REQUIRED TASK:
Drop the images; return everything else in the listing below exactly.

— start PROVIDED DATA —

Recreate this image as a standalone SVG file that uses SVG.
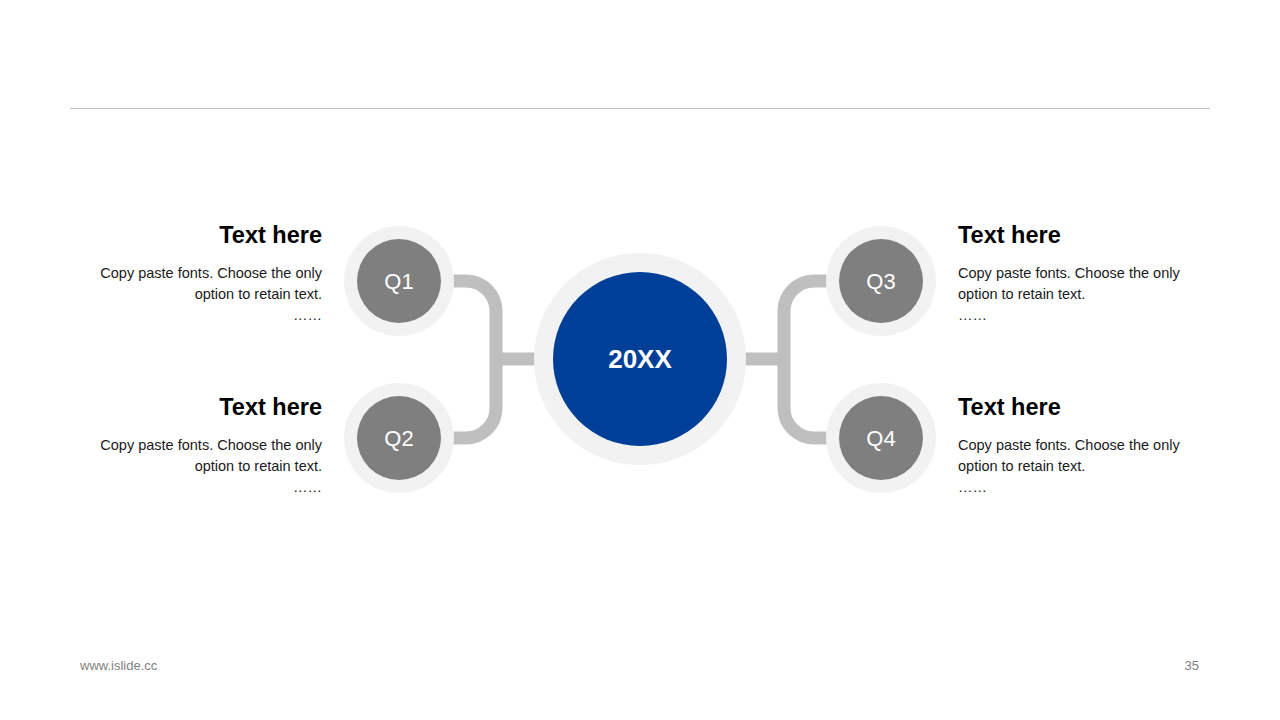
<svg xmlns="http://www.w3.org/2000/svg" width="1280" height="720" viewBox="0 0 1280 720">
<style>
.ring{fill:#f2f2f2}
.q{fill:#7f7f7f}
.ql{font-family:"Liberation Sans",Arial,sans-serif;font-size:22px;fill:#ffffff;text-anchor:middle}
.t{font-family:"Liberation Sans",Arial,sans-serif;font-size:23.5px;font-weight:bold;fill:#000}
.b{font-family:"Liberation Sans",Arial,sans-serif;font-size:14.5px;fill:#1a1a1a}
.r{text-anchor:end}
.conn{fill:none;stroke:#bfbfbf;stroke-width:13}
.foot{font-family:"Liberation Sans",Arial,sans-serif;font-size:13px;fill:#808080}
</style>
<rect width="1280" height="720" fill="#ffffff"/>
<line x1="70" y1="108.5" x2="1210" y2="108.5" stroke="#bfbfbf" stroke-width="1"/>
<g id="connectors">
<path class="conn" d="M440 281 H466 A30 30 0 0 1 496 311 V408 A30 30 0 0 1 466 438 H440"/>
<path class="conn" d="M496 359 H540"/>
<path class="conn" d="M840 281 H814 A30 30 0 0 0 784 311 V408 A30 30 0 0 0 814 438 H840"/>
<path class="conn" d="M784 359 H740"/>
</g>
<g id="center">
<circle class="ring" cx="640" cy="359" r="106"/>
<circle cx="640" cy="359" r="87" fill="#003f98"/>
<text x="640" y="368" text-anchor="middle" font-family="Liberation Sans,Arial,sans-serif" font-size="26" font-weight="bold" fill="#ffffff">20XX</text>
</g>
<g id="q1">
<circle class="ring" cx="399" cy="281" r="55"/>
<circle class="q" cx="399" cy="281" r="42"/>
<text class="ql" x="399" y="289">Q1</text>
</g>
<g id="q2">
<circle class="ring" cx="399" cy="438" r="55"/>
<circle class="q" cx="399" cy="438" r="42"/>
<text class="ql" x="399" y="446">Q2</text>
</g>
<g id="q3">
<circle class="ring" cx="881" cy="281" r="55"/>
<circle class="q" cx="881" cy="281" r="42"/>
<text class="ql" x="881" y="289">Q3</text>
</g>
<g id="q4">
<circle class="ring" cx="881" cy="438" r="55"/>
<circle class="q" cx="881" cy="438" r="42"/>
<text class="ql" x="881" y="446">Q4</text>
</g>
<g id="text-q1">
<text class="t r" x="322" y="243">Text here</text>
<text class="b r" x="322" y="278">Copy paste fonts. Choose the only</text>
<text class="b r" x="322" y="299">option to retain text.</text>
<text class="b r" x="322" y="320">……</text>
</g>
<g id="text-q2">
<text class="t r" x="322" y="415">Text here</text>
<text class="b r" x="322" y="450">Copy paste fonts. Choose the only</text>
<text class="b r" x="322" y="471">option to retain text.</text>
<text class="b r" x="322" y="492">……</text>
</g>
<g id="text-q3">
<text class="t" x="958" y="243">Text here</text>
<text class="b" x="958" y="278">Copy paste fonts. Choose the only</text>
<text class="b" x="958" y="299">option to retain text.</text>
<text class="b" x="958" y="320">……</text>
</g>
<g id="text-q4">
<text class="t" x="958" y="415">Text here</text>
<text class="b" x="958" y="450">Copy paste fonts. Choose the only</text>
<text class="b" x="958" y="471">option to retain text.</text>
<text class="b" x="958" y="492">……</text>
</g>
<text class="foot" x="80" y="670">www.islide.cc</text>
<text class="foot" x="1199" y="670" text-anchor="end">35</text>
</svg>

— end PROVIDED DATA —

SOLUTION BELOW:
Recreate this image as a standalone SVG file that uses SVG.
<svg xmlns="http://www.w3.org/2000/svg" width="1280" height="720" viewBox="0 0 1280 720">
<style>
.ring{fill:#f2f2f2}
.q{fill:#7f7f7f}
.ql{font-family:"Liberation Sans",Arial,sans-serif;font-size:22px;fill:#ffffff;text-anchor:middle}
.t{font-family:"Liberation Sans",Arial,sans-serif;font-size:23.5px;font-weight:bold;fill:#000}
.b{font-family:"Liberation Sans",Arial,sans-serif;font-size:14.5px;fill:#1a1a1a}
.r{text-anchor:end}
.conn{fill:none;stroke:#bfbfbf;stroke-width:13}
.foot{font-family:"Liberation Sans",Arial,sans-serif;font-size:13px;fill:#808080}
</style>
<rect width="1280" height="720" fill="#ffffff"/>
<line x1="70" y1="108.5" x2="1210" y2="108.5" stroke="#bfbfbf" stroke-width="1"/>
<g id="connectors">
<path class="conn" d="M440 281 H466 A30 30 0 0 1 496 311 V408 A30 30 0 0 1 466 438 H440"/>
<path class="conn" d="M496 359 H540"/>
<path class="conn" d="M840 281 H814 A30 30 0 0 0 784 311 V408 A30 30 0 0 0 814 438 H840"/>
<path class="conn" d="M784 359 H740"/>
</g>
<g id="center">
<circle class="ring" cx="640" cy="359" r="106"/>
<circle cx="640" cy="359" r="87" fill="#003f98"/>
<text x="640" y="368" text-anchor="middle" font-family="Liberation Sans,Arial,sans-serif" font-size="26" font-weight="bold" fill="#ffffff">20XX</text>
</g>
<g id="q1">
<circle class="ring" cx="399" cy="281" r="55"/>
<circle class="q" cx="399" cy="281" r="42"/>
<text class="ql" x="399" y="289">Q1</text>
</g>
<g id="q2">
<circle class="ring" cx="399" cy="438" r="55"/>
<circle class="q" cx="399" cy="438" r="42"/>
<text class="ql" x="399" y="446">Q2</text>
</g>
<g id="q3">
<circle class="ring" cx="881" cy="281" r="55"/>
<circle class="q" cx="881" cy="281" r="42"/>
<text class="ql" x="881" y="289">Q3</text>
</g>
<g id="q4">
<circle class="ring" cx="881" cy="438" r="55"/>
<circle class="q" cx="881" cy="438" r="42"/>
<text class="ql" x="881" y="446">Q4</text>
</g>
<g id="text-q1">
<text class="t r" x="322" y="243">Text here</text>
<text class="b r" x="322" y="278">Copy paste fonts. Choose the only</text>
<text class="b r" x="322" y="299">option to retain text.</text>
<text class="b r" x="322" y="320">……</text>
</g>
<g id="text-q2">
<text class="t r" x="322" y="415">Text here</text>
<text class="b r" x="322" y="450">Copy paste fonts. Choose the only</text>
<text class="b r" x="322" y="471">option to retain text.</text>
<text class="b r" x="322" y="492">……</text>
</g>
<g id="text-q3">
<text class="t" x="958" y="243">Text here</text>
<text class="b" x="958" y="278">Copy paste fonts. Choose the only</text>
<text class="b" x="958" y="299">option to retain text.</text>
<text class="b" x="958" y="320">……</text>
</g>
<g id="text-q4">
<text class="t" x="958" y="415">Text here</text>
<text class="b" x="958" y="450">Copy paste fonts. Choose the only</text>
<text class="b" x="958" y="471">option to retain text.</text>
<text class="b" x="958" y="492">……</text>
</g>
<text class="foot" x="80" y="670">www.islide.cc</text>
<text class="foot" x="1199" y="670" text-anchor="end">35</text>
</svg>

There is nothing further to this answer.